* [Goal] Write out each line of the listing as it stands, without the images.
-- start of Excerpted records --
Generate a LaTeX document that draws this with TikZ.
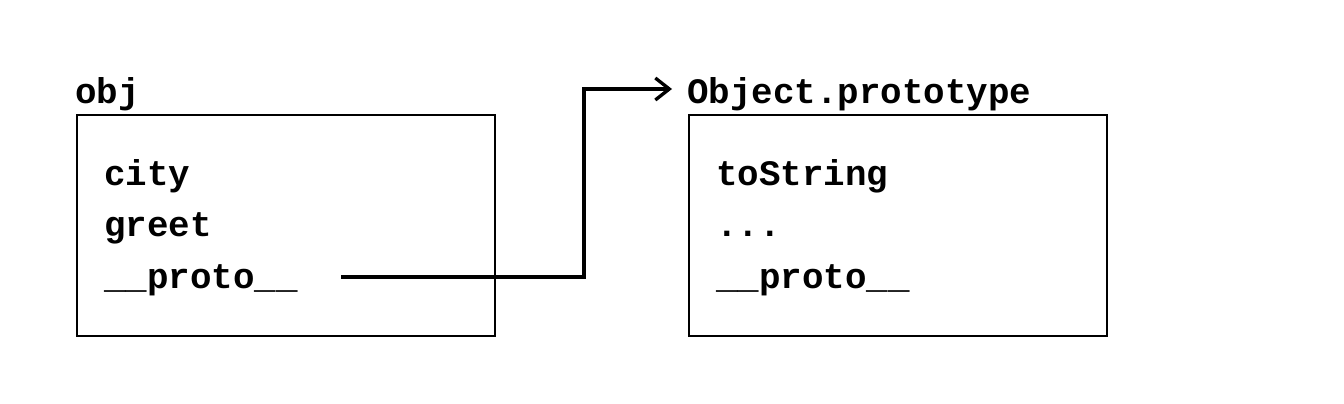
\documentclass[tikz,border=0pt]{standalone}
\usepackage{fontspec}
\setmonofont{Liberation Mono}
\usetikzlibrary{positioning,arrows.meta}

\tikzset{
  objbox/.style={draw, line width=1.1pt, minimum width=8.36cm, minimum height=4.42cm, inner sep=0pt},
  field/.style={font=\fontsize{20.4}{24}\selectfont\ttfamily\bfseries, anchor=base west, inner sep=0pt},
  link/.style={line width=1.9pt, -{Straight Barb[length=0.28cm, width=0.44cm, line width=1.9pt]}},
}

\begin{document}
\begin{tikzpicture}[x=0.02cm, y=-0.02cm]
    \useasboundingbox (0,0) rectangle (1344,404);
    % the object and its prototype
    \node[objbox] (obj) at (286,225.5) {};
    \node[objbox] (objproto) at (898,225.5) {};
    \node[field] (objname) at (75,104) {obj};
    \node[field] (protoname) at (687,104) {Object.prototype};
    % fields of obj
    \node[field] (city) at (104,186) {city};
    \node[field] (greet) at (104,237) {greet};
    \node[field] (objlink) at (104,289) {\_\_proto\_\_};
    % fields of Object.prototype
    \node[field] (tostring) at (716,186) {toString};
    \node[field] (dots) at (716,237) {...};
    \node[field] (protolink) at (716,289) {\_\_proto\_\_};
    % __proto__ points to Object.prototype
    \coordinate (start) at (341,277);
    \coordinate (bend) at (584,89);
    \coordinate (tip) at (672,89);
    \draw[link] (start) -| (bend) -- (tip);
\end{tikzpicture}
\end{document}
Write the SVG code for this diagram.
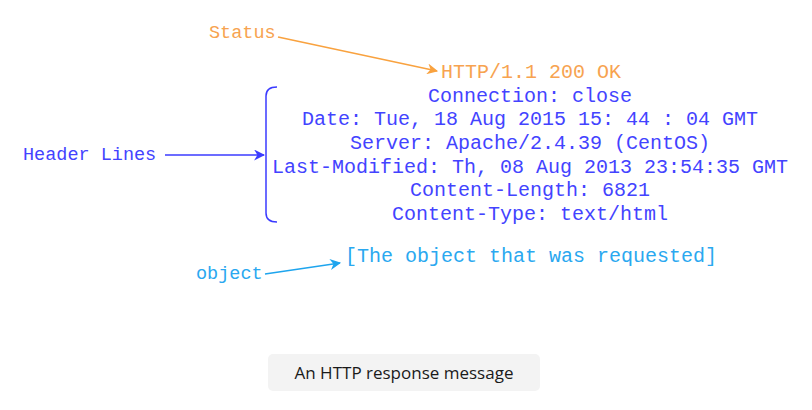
<svg xmlns="http://www.w3.org/2000/svg" width="812" height="410" viewBox="0 0 812 410">
<style>
.m{font-family:"Liberation Mono","Courier New",monospace}
.c{font-size:20px;text-anchor:middle}
.l{font-size:18.5px}
.o{fill:#f7a350}
.b{fill:#4343ff}
.s{fill:#2aa8f0}
</style>
<defs>
<marker id="ao" viewBox="0 0 10 10" refX="9" refY="5" markerWidth="11" markerHeight="11" markerUnits="userSpaceOnUse" orient="auto"><path d="M0,0L10,5L0,10L3,5z" fill="#f9a23f"/></marker>
<marker id="ab" viewBox="0 0 10 10" refX="9" refY="5" markerWidth="11" markerHeight="11" markerUnits="userSpaceOnUse" orient="auto"><path d="M0,0L10,5L0,10L3,5z" fill="#3b3bff"/></marker>
<marker id="as" viewBox="0 0 10 10" refX="9" refY="5" markerWidth="11" markerHeight="11" markerUnits="userSpaceOnUse" orient="auto"><path d="M0,0L10,5L0,10L3,5z" fill="#1ea5ee"/></marker>
</defs>
<rect width="812" height="410" fill="#fff"/>
<g id="connectors" fill="none" stroke-width="1.5">
<path d="M278,37 L437,71" stroke="#f9a23f" marker-end="url(#ao)"/>
<path d="M165,155 L264,155" stroke="#3b3bff" marker-end="url(#ab)"/>
<path d="M265,274 L340,263" stroke="#1ea5ee" marker-end="url(#as)"/>
</g>
<g id="status-label"><text class="m l o" x="209" y="38">Status</text></g>
<g id="status-line"><text class="m c o" x="531" y="78">HTTP/1.1 200 OK</text></g>
<g id="header-label"><text class="m l b" x="23" y="160">Header Lines</text></g>
<g id="headers">
<path d="M277,87 Q266,87 266,96 L266,213 Q266,222 277,222" fill="none" stroke="#3b3bff" stroke-width="1.5"/>
<text class="m c b" x="530" y="102">Connection: close</text>
<text class="m c b" x="530" y="125">Date: Tue, 18 Aug 2015 15: 44 : 04 GMT</text>
<text class="m c b" x="530" y="149">Server: Apache/2.4.39 (CentOS)</text>
<text class="m c b" x="530" y="173">Last-Modified: Th, 08 Aug 2013 23:54:35 GMT</text>
<text class="m c b" x="530" y="196">Content-Length: 6821</text>
<text class="m c b" x="530" y="220">Content-Type: text/html</text>
</g>
<g id="object-label"><text class="m l s" x="196" y="279">object</text></g>
<g id="object-body"><text class="m c s" x="531" y="262">[The object that was requested]</text></g>
<g id="caption">
<rect x="268" y="354" width="272" height="37" rx="5" fill="#f3f3f3"/>
<text x="404" y="379" font-family="'Open Sans',Lato,sans-serif" font-size="17" text-anchor="middle" fill="#1a1a1a">An HTTP response message</text>
</g>
</svg>
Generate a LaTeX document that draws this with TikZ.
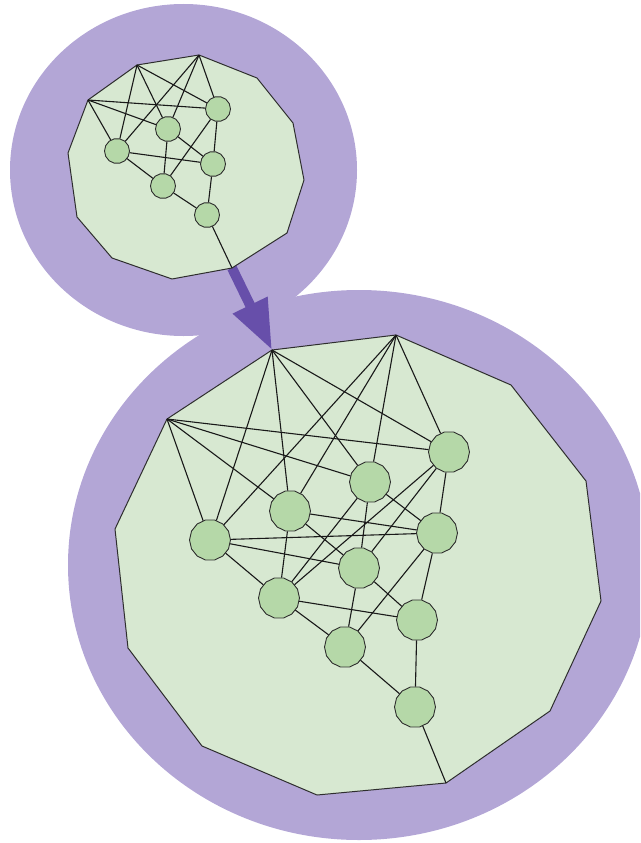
-- end of Excerpted records --
* [Result for this exercise]
Generate a LaTeX document that draws this with TikZ.
\documentclass[tikz,border=0pt]{standalone}
\usepackage{fontspec}
\setmonofont{Liberation Mono}
\usetikzlibrary{positioning,arrows.meta}

\tikzset{
  objbox/.style={draw, line width=1.1pt, minimum width=8.36cm, minimum height=4.42cm, inner sep=0pt},
  field/.style={font=\fontsize{20.4}{24}\selectfont\ttfamily\bfseries, anchor=base west, inner sep=0pt},
  link/.style={line width=1.9pt, -{Straight Barb[length=0.28cm, width=0.44cm, line width=1.9pt]}},
}

\begin{document}
\begin{tikzpicture}[x=0.02cm, y=-0.02cm]
    \useasboundingbox (0,0) rectangle (1344,404);
    % the object and its prototype
    \node[objbox] (obj) at (286,225.5) {};
    \node[objbox] (objproto) at (898,225.5) {};
    \node[field] (objname) at (75,104) {obj};
    \node[field] (protoname) at (687,104) {Object.prototype};
    % fields of obj
    \node[field] (city) at (104,186) {city};
    \node[field] (greet) at (104,237) {greet};
    \node[field] (objlink) at (104,289) {\_\_proto\_\_};
    % fields of Object.prototype
    \node[field] (tostring) at (716,186) {toString};
    \node[field] (dots) at (716,237) {...};
    \node[field] (protolink) at (716,289) {\_\_proto\_\_};
    % __proto__ points to Object.prototype
    \coordinate (start) at (341,277);
    \coordinate (bend) at (584,89);
    \coordinate (tip) at (672,89);
    \draw[link] (start) -| (bend) -- (tip);
\end{tikzpicture}
\end{document}
Write the SVG code for this diagram.
<svg xmlns="http://www.w3.org/2000/svg" width="812" height="410" viewBox="0 0 812 410">
<style>
.m{font-family:"Liberation Mono","Courier New",monospace}
.c{font-size:20px;text-anchor:middle}
.l{font-size:18.5px}
.o{fill:#f7a350}
.b{fill:#4343ff}
.s{fill:#2aa8f0}
</style>
<defs>
<marker id="ao" viewBox="0 0 10 10" refX="9" refY="5" markerWidth="11" markerHeight="11" markerUnits="userSpaceOnUse" orient="auto"><path d="M0,0L10,5L0,10L3,5z" fill="#f9a23f"/></marker>
<marker id="ab" viewBox="0 0 10 10" refX="9" refY="5" markerWidth="11" markerHeight="11" markerUnits="userSpaceOnUse" orient="auto"><path d="M0,0L10,5L0,10L3,5z" fill="#3b3bff"/></marker>
<marker id="as" viewBox="0 0 10 10" refX="9" refY="5" markerWidth="11" markerHeight="11" markerUnits="userSpaceOnUse" orient="auto"><path d="M0,0L10,5L0,10L3,5z" fill="#1ea5ee"/></marker>
</defs>
<rect width="812" height="410" fill="#fff"/>
<g id="connectors" fill="none" stroke-width="1.5">
<path d="M278,37 L437,71" stroke="#f9a23f" marker-end="url(#ao)"/>
<path d="M165,155 L264,155" stroke="#3b3bff" marker-end="url(#ab)"/>
<path d="M265,274 L340,263" stroke="#1ea5ee" marker-end="url(#as)"/>
</g>
<g id="status-label"><text class="m l o" x="209" y="38">Status</text></g>
<g id="status-line"><text class="m c o" x="531" y="78">HTTP/1.1 200 OK</text></g>
<g id="header-label"><text class="m l b" x="23" y="160">Header Lines</text></g>
<g id="headers">
<path d="M277,87 Q266,87 266,96 L266,213 Q266,222 277,222" fill="none" stroke="#3b3bff" stroke-width="1.5"/>
<text class="m c b" x="530" y="102">Connection: close</text>
<text class="m c b" x="530" y="125">Date: Tue, 18 Aug 2015 15: 44 : 04 GMT</text>
<text class="m c b" x="530" y="149">Server: Apache/2.4.39 (CentOS)</text>
<text class="m c b" x="530" y="173">Last-Modified: Th, 08 Aug 2013 23:54:35 GMT</text>
<text class="m c b" x="530" y="196">Content-Length: 6821</text>
<text class="m c b" x="530" y="220">Content-Type: text/html</text>
</g>
<g id="object-label"><text class="m l s" x="196" y="279">object</text></g>
<g id="object-body"><text class="m c s" x="531" y="262">[The object that was requested]</text></g>
<g id="caption">
<rect x="268" y="354" width="272" height="37" rx="5" fill="#f3f3f3"/>
<text x="404" y="379" font-family="'Open Sans',Lato,sans-serif" font-size="17" text-anchor="middle" fill="#1a1a1a">An HTTP response message</text>
</g>
</svg>
Generate a LaTeX document that draws this with TikZ.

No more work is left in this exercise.